## BEGIN

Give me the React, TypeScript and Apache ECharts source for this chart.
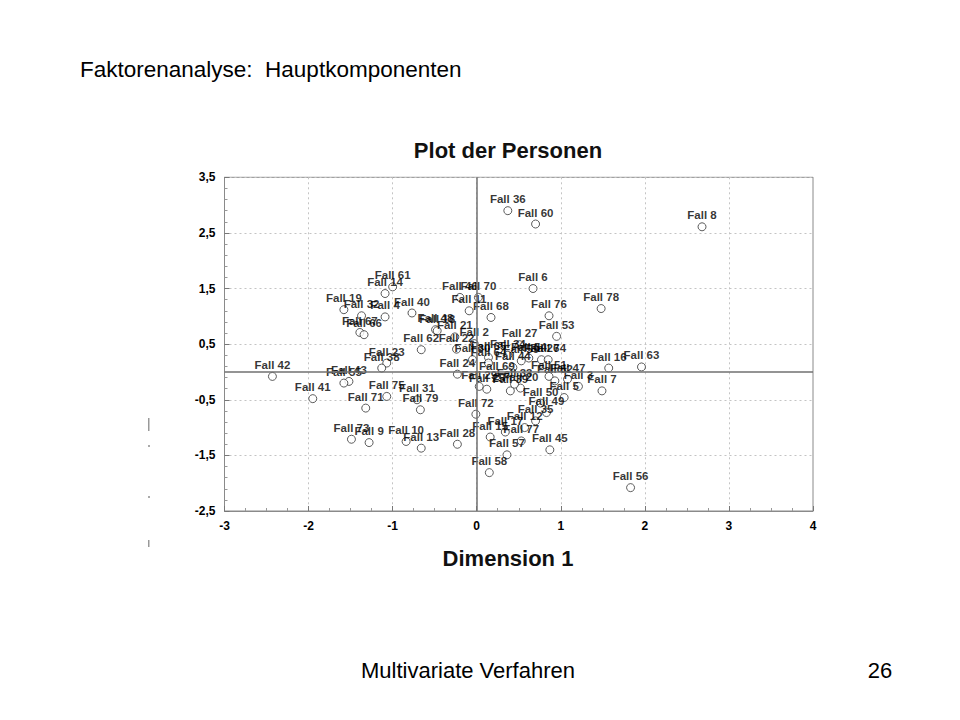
import React, { useEffect, useRef } from "react";
import * as echarts from "echarts";

const caseNames = [
  "Fall 36", "Fall 60", "Fall 8", "Fall 6", "Fall 78", "Fall 76", "Fall 68", "Fall 53", "Fall 27", "Fall 16",
  "Fall 63", "Fall 46", "Fall 70", "Fall 11", "Fall 61", "Fall 14", "Fall 19", "Fall 32", "Fall 4", "Fall 40",
  "Fall 67", "Fall 66", "Fall 48", "Fall 18", "Fall 21", "Fall 2", "Fall 62", "Fall 22", "Fall 23", "Fall 38",
  "Fall 42", "Fall 41", "Fall 43", "Fall 55", "Fall 71", "Fall 75", "Fall 31", "Fall 79", "Fall 73", "Fall 9",
  "Fall 10", "Fall 13", "Fall 28", "Fall 24", "Fall 72", "Fall 58", "Fall 15", "Fall 57", "Fall 77", "Fall 45",
  "Fall 56", "Fall 65", "Fall 64", "Fall 30", "Fall 34", "Fall 54", "Fall 59", "Fall 26", "Fall 74", "Fall 44",
  "Fall 29", "Fall 25", "Fall 39", "Fall 20", "Fall 33", "Fall 69", "Fall 51", "Fall 52", "Fall 47", "Fall 3",
  "Fall 5", "Fall 7", "Fall 50", "Fall 49", "Fall 35", "Fall 12", "Fall 17",
];

const dim1 = [
  0.37, 0.70, 2.68, 0.67, 1.48, 0.86, 0.17, 0.95, 0.51, 1.57,
  1.96, -0.20, 0.02, -0.09, -1.00, -1.09, -1.58, -1.37, -1.09, -0.77,
  -1.39, -1.34, -0.49, -0.47, -0.26, -0.03, -0.66, -0.24, -1.07, -1.13,
  -2.43, -1.95, -1.52, -1.58, -1.32, -1.07, -0.71, -0.67, -1.49, -1.28,
  -0.84, -0.66, -0.23, -0.23, -0.01, 0.15, 0.16, 0.36, 0.53, 0.87,
  1.83, 0.14, 0.14, -0.05, 0.37, 0.62, 0.53, 0.77, 0.85, 0.43,
  0.03, 0.12, 0.40, 0.52, 0.45, 0.24, 0.86, 0.93, 1.08, 1.21,
  1.04, 1.49, 0.76, 0.83, 0.70, 0.57, 0.34,
];

const dim2 = [
  2.90, 2.66, 2.61, 1.50, 1.14, 1.01, 0.98, 0.64, 0.49, 0.07,
  0.09, 1.34, 1.34, 1.10, 1.53, 1.41, 1.12, 1.01, 0.99, 1.06,
  0.71, 0.67, 0.76, 0.74, 0.63, 0.51, 0.40, 0.41, 0.16, 0.07,
  -0.08, -0.48, -0.17, -0.20, -0.65, -0.44, -0.50, -0.68, -1.21, -1.27,
  -1.25, -1.37, -1.30, -0.04, -0.76, -1.81, -1.17, -1.49, -1.24, -1.40,
  -2.08, 0.26, 0.16, 0.22, 0.30, 0.25, 0.20, 0.22, 0.22, 0.08,
  -0.26, -0.31, -0.34, -0.29, -0.22, -0.10, -0.08, -0.16, -0.13, -0.26,
  -0.46, -0.34, -0.56, -0.73, -0.88, -1.00, -1.08,
];

const slideTitle = "Faktorenanalyse:  Hauptkomponenten";
const plotTitle = "Plot der Personen";
const xAxisTitle = "Dimension 1";
const footerText = "Multivariate Verfahren";
const pageNumber = "26";

export default function App() {
  const ref = useRef<HTMLDivElement>(null);

  useEffect(() => {
    if (!ref.current) return;
    const chart = echarts.init(ref.current, null, { renderer: "svg" });
    const data = caseNames.map((n, i) => ({ name: n, value: [dim1[i], dim2[i]] }));
    const font = "Arial, 'Liberation Sans', Helvetica, sans-serif";
    chart.setOption({
      animation: false,
      backgroundColor: "#ffffff",
      grid: {
        left: 224.5,
        top: 177.3,
        width: 588.5,
        height: 333.7,
        show: true,
        borderColor: "#8a8a8a",
        borderWidth: 1,
        backgroundColor: "transparent",
      },
      xAxis: {
        type: "value",
        min: -3,
        max: 4,
        interval: 1,
        axisLine: { show: true, onZero: false, lineStyle: { color: "#8a8a8a" } },
        axisTick: { show: true, inside: true, length: 5, lineStyle: { color: "#777" } },
        minorTick: { show: true, splitNumber: 4, length: 3, lineStyle: { color: "#999" } },
        axisLabel: { color: "#000", fontSize: 12, fontWeight: "bold", fontFamily: font, margin: 9 },
        splitLine: { show: true, lineStyle: { color: "#c4c4c4", type: [2, 3], width: 1 } },
      },
      yAxis: {
        type: "value",
        min: -2.5,
        max: 3.5,
        interval: 1,
        axisLine: { show: true, onZero: false, lineStyle: { color: "#8a8a8a" } },
        axisTick: { show: true, inside: true, length: 5, lineStyle: { color: "#777" } },
        minorTick: { show: true, splitNumber: 5, length: 3, lineStyle: { color: "#999" } },
        axisLabel: {
          color: "#000",
          fontSize: 12,
          fontWeight: "bold",
          fontFamily: font,
          margin: 9,
          formatter: (v: number) => String(v).replace(".", ","),
        },
        splitLine: { show: true, lineStyle: { color: "#c4c4c4", type: [2, 3], width: 1 } },
      },
      series: [
        {
          type: "scatter",
          data,
          symbol: "circle",
          symbolSize: 8,
          itemStyle: { color: "#ffffff", borderColor: "#333", borderWidth: 1 },
          label: {
            show: true,
            position: "top",
            distance: 1,
            formatter: "{b}",
            color: "#000",
            fontSize: 11.5,
            fontWeight: "bold",
            fontFamily: font,
          },
          markLine: {
            silent: true,
            symbol: "none",
            label: { show: false },
            lineStyle: { color: "#707070", type: "solid", width: 1.5 },
            data: [{ xAxis: 0 }, { yAxis: 0 }],
          },
          z: 3,
        },
      ],
      graphic: [
        {
          type: "text",
          left: 80,
          top: 58,
          style: { text: slideTitle, fontSize: 22.5, fontFamily: font, fill: "#000" },
        },
        {
          type: "text",
          x: 508,
          y: 150,
          style: {
            text: plotTitle,
            fontSize: 22,
            fontWeight: "bold",
            fontFamily: font,
            fill: "#111",
            align: "center",
            verticalAlign: "middle",
          },
        },
        {
          type: "text",
          x: 508,
          y: 558,
          style: {
            text: xAxisTitle,
            fontSize: 22,
            fontWeight: "bold",
            fontFamily: font,
            fill: "#111",
            align: "center",
            verticalAlign: "middle",
          },
        },
        {
          type: "text",
          x: 468,
          y: 670,
          style: {
            text: footerText,
            fontSize: 22,
            fontFamily: font,
            fill: "#000",
            align: "center",
            verticalAlign: "middle",
          },
        },
        {
          type: "text",
          x: 880,
          y: 670,
          style: {
            text: pageNumber,
            fontSize: 22,
            fontFamily: font,
            fill: "#000",
            align: "center",
            verticalAlign: "middle",
          },
        },
        { type: "rect", shape: { x: 148, y: 418, width: 1.5, height: 13 }, style: { fill: "#999" } },
        { type: "rect", shape: { x: 148, y: 445, width: 2, height: 2 }, style: { fill: "#aaa" } },
        { type: "rect", shape: { x: 148, y: 496, width: 2, height: 2 }, style: { fill: "#aaa" } },
        { type: "rect", shape: { x: 148, y: 540, width: 1.5, height: 7 }, style: { fill: "#999" } },
      ],
    });
    return () => chart.dispose();
  }, []);

  return (
    <div
      ref={ref}
      style={{ position: "fixed", left: 0, top: 0, width: 960, height: 720, background: "#fff" }}
    />
  );
}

## END

SET PROBLEM: Transcribe all the lines above exactly, apart from the pictures.

WRITTEN RESPONSE:
Give me the React, TypeScript and Apache ECharts source for this chart.
import React, { useEffect, useRef } from "react";
import * as echarts from "echarts";

const caseNames = [
  "Fall 36", "Fall 60", "Fall 8", "Fall 6", "Fall 78", "Fall 76", "Fall 68", "Fall 53", "Fall 27", "Fall 16",
  "Fall 63", "Fall 46", "Fall 70", "Fall 11", "Fall 61", "Fall 14", "Fall 19", "Fall 32", "Fall 4", "Fall 40",
  "Fall 67", "Fall 66", "Fall 48", "Fall 18", "Fall 21", "Fall 2", "Fall 62", "Fall 22", "Fall 23", "Fall 38",
  "Fall 42", "Fall 41", "Fall 43", "Fall 55", "Fall 71", "Fall 75", "Fall 31", "Fall 79", "Fall 73", "Fall 9",
  "Fall 10", "Fall 13", "Fall 28", "Fall 24", "Fall 72", "Fall 58", "Fall 15", "Fall 57", "Fall 77", "Fall 45",
  "Fall 56", "Fall 65", "Fall 64", "Fall 30", "Fall 34", "Fall 54", "Fall 59", "Fall 26", "Fall 74", "Fall 44",
  "Fall 29", "Fall 25", "Fall 39", "Fall 20", "Fall 33", "Fall 69", "Fall 51", "Fall 52", "Fall 47", "Fall 3",
  "Fall 5", "Fall 7", "Fall 50", "Fall 49", "Fall 35", "Fall 12", "Fall 17",
];

const dim1 = [
  0.37, 0.70, 2.68, 0.67, 1.48, 0.86, 0.17, 0.95, 0.51, 1.57,
  1.96, -0.20, 0.02, -0.09, -1.00, -1.09, -1.58, -1.37, -1.09, -0.77,
  -1.39, -1.34, -0.49, -0.47, -0.26, -0.03, -0.66, -0.24, -1.07, -1.13,
  -2.43, -1.95, -1.52, -1.58, -1.32, -1.07, -0.71, -0.67, -1.49, -1.28,
  -0.84, -0.66, -0.23, -0.23, -0.01, 0.15, 0.16, 0.36, 0.53, 0.87,
  1.83, 0.14, 0.14, -0.05, 0.37, 0.62, 0.53, 0.77, 0.85, 0.43,
  0.03, 0.12, 0.40, 0.52, 0.45, 0.24, 0.86, 0.93, 1.08, 1.21,
  1.04, 1.49, 0.76, 0.83, 0.70, 0.57, 0.34,
];

const dim2 = [
  2.90, 2.66, 2.61, 1.50, 1.14, 1.01, 0.98, 0.64, 0.49, 0.07,
  0.09, 1.34, 1.34, 1.10, 1.53, 1.41, 1.12, 1.01, 0.99, 1.06,
  0.71, 0.67, 0.76, 0.74, 0.63, 0.51, 0.40, 0.41, 0.16, 0.07,
  -0.08, -0.48, -0.17, -0.20, -0.65, -0.44, -0.50, -0.68, -1.21, -1.27,
  -1.25, -1.37, -1.30, -0.04, -0.76, -1.81, -1.17, -1.49, -1.24, -1.40,
  -2.08, 0.26, 0.16, 0.22, 0.30, 0.25, 0.20, 0.22, 0.22, 0.08,
  -0.26, -0.31, -0.34, -0.29, -0.22, -0.10, -0.08, -0.16, -0.13, -0.26,
  -0.46, -0.34, -0.56, -0.73, -0.88, -1.00, -1.08,
];

const slideTitle = "Faktorenanalyse:  Hauptkomponenten";
const plotTitle = "Plot der Personen";
const xAxisTitle = "Dimension 1";
const footerText = "Multivariate Verfahren";
const pageNumber = "26";

export default function App() {
  const ref = useRef<HTMLDivElement>(null);

  useEffect(() => {
    if (!ref.current) return;
    const chart = echarts.init(ref.current, null, { renderer: "svg" });
    const data = caseNames.map((n, i) => ({ name: n, value: [dim1[i], dim2[i]] }));
    const font = "Arial, 'Liberation Sans', Helvetica, sans-serif";
    chart.setOption({
      animation: false,
      backgroundColor: "#ffffff",
      grid: {
        left: 224.5,
        top: 177.3,
        width: 588.5,
        height: 333.7,
        show: true,
        borderColor: "#8a8a8a",
        borderWidth: 1,
        backgroundColor: "transparent",
      },
      xAxis: {
        type: "value",
        min: -3,
        max: 4,
        interval: 1,
        axisLine: { show: true, onZero: false, lineStyle: { color: "#8a8a8a" } },
        axisTick: { show: true, inside: true, length: 5, lineStyle: { color: "#777" } },
        minorTick: { show: true, splitNumber: 4, length: 3, lineStyle: { color: "#999" } },
        axisLabel: { color: "#000", fontSize: 12, fontWeight: "bold", fontFamily: font, margin: 9 },
        splitLine: { show: true, lineStyle: { color: "#c4c4c4", type: [2, 3], width: 1 } },
      },
      yAxis: {
        type: "value",
        min: -2.5,
        max: 3.5,
        interval: 1,
        axisLine: { show: true, onZero: false, lineStyle: { color: "#8a8a8a" } },
        axisTick: { show: true, inside: true, length: 5, lineStyle: { color: "#777" } },
        minorTick: { show: true, splitNumber: 5, length: 3, lineStyle: { color: "#999" } },
        axisLabel: {
          color: "#000",
          fontSize: 12,
          fontWeight: "bold",
          fontFamily: font,
          margin: 9,
          formatter: (v: number) => String(v).replace(".", ","),
        },
        splitLine: { show: true, lineStyle: { color: "#c4c4c4", type: [2, 3], width: 1 } },
      },
      series: [
        {
          type: "scatter",
          data,
          symbol: "circle",
          symbolSize: 8,
          itemStyle: { color: "#ffffff", borderColor: "#333", borderWidth: 1 },
          label: {
            show: true,
            position: "top",
            distance: 1,
            formatter: "{b}",
            color: "#000",
            fontSize: 11.5,
            fontWeight: "bold",
            fontFamily: font,
          },
          markLine: {
            silent: true,
            symbol: "none",
            label: { show: false },
            lineStyle: { color: "#707070", type: "solid", width: 1.5 },
            data: [{ xAxis: 0 }, { yAxis: 0 }],
          },
          z: 3,
        },
      ],
      graphic: [
        {
          type: "text",
          left: 80,
          top: 58,
          style: { text: slideTitle, fontSize: 22.5, fontFamily: font, fill: "#000" },
        },
        {
          type: "text",
          x: 508,
          y: 150,
          style: {
            text: plotTitle,
            fontSize: 22,
            fontWeight: "bold",
            fontFamily: font,
            fill: "#111",
            align: "center",
            verticalAlign: "middle",
          },
        },
        {
          type: "text",
          x: 508,
          y: 558,
          style: {
            text: xAxisTitle,
            fontSize: 22,
            fontWeight: "bold",
            fontFamily: font,
            fill: "#111",
            align: "center",
            verticalAlign: "middle",
          },
        },
        {
          type: "text",
          x: 468,
          y: 670,
          style: {
            text: footerText,
            fontSize: 22,
            fontFamily: font,
            fill: "#000",
            align: "center",
            verticalAlign: "middle",
          },
        },
        {
          type: "text",
          x: 880,
          y: 670,
          style: {
            text: pageNumber,
            fontSize: 22,
            fontFamily: font,
            fill: "#000",
            align: "center",
            verticalAlign: "middle",
          },
        },
        { type: "rect", shape: { x: 148, y: 418, width: 1.5, height: 13 }, style: { fill: "#999" } },
        { type: "rect", shape: { x: 148, y: 445, width: 2, height: 2 }, style: { fill: "#aaa" } },
        { type: "rect", shape: { x: 148, y: 496, width: 2, height: 2 }, style: { fill: "#aaa" } },
        { type: "rect", shape: { x: 148, y: 540, width: 1.5, height: 7 }, style: { fill: "#999" } },
      ],
    });
    return () => chart.dispose();
  }, []);

  return (
    <div
      ref={ref}
      style={{ position: "fixed", left: 0, top: 0, width: 960, height: 720, background: "#fff" }}
    />
  );
}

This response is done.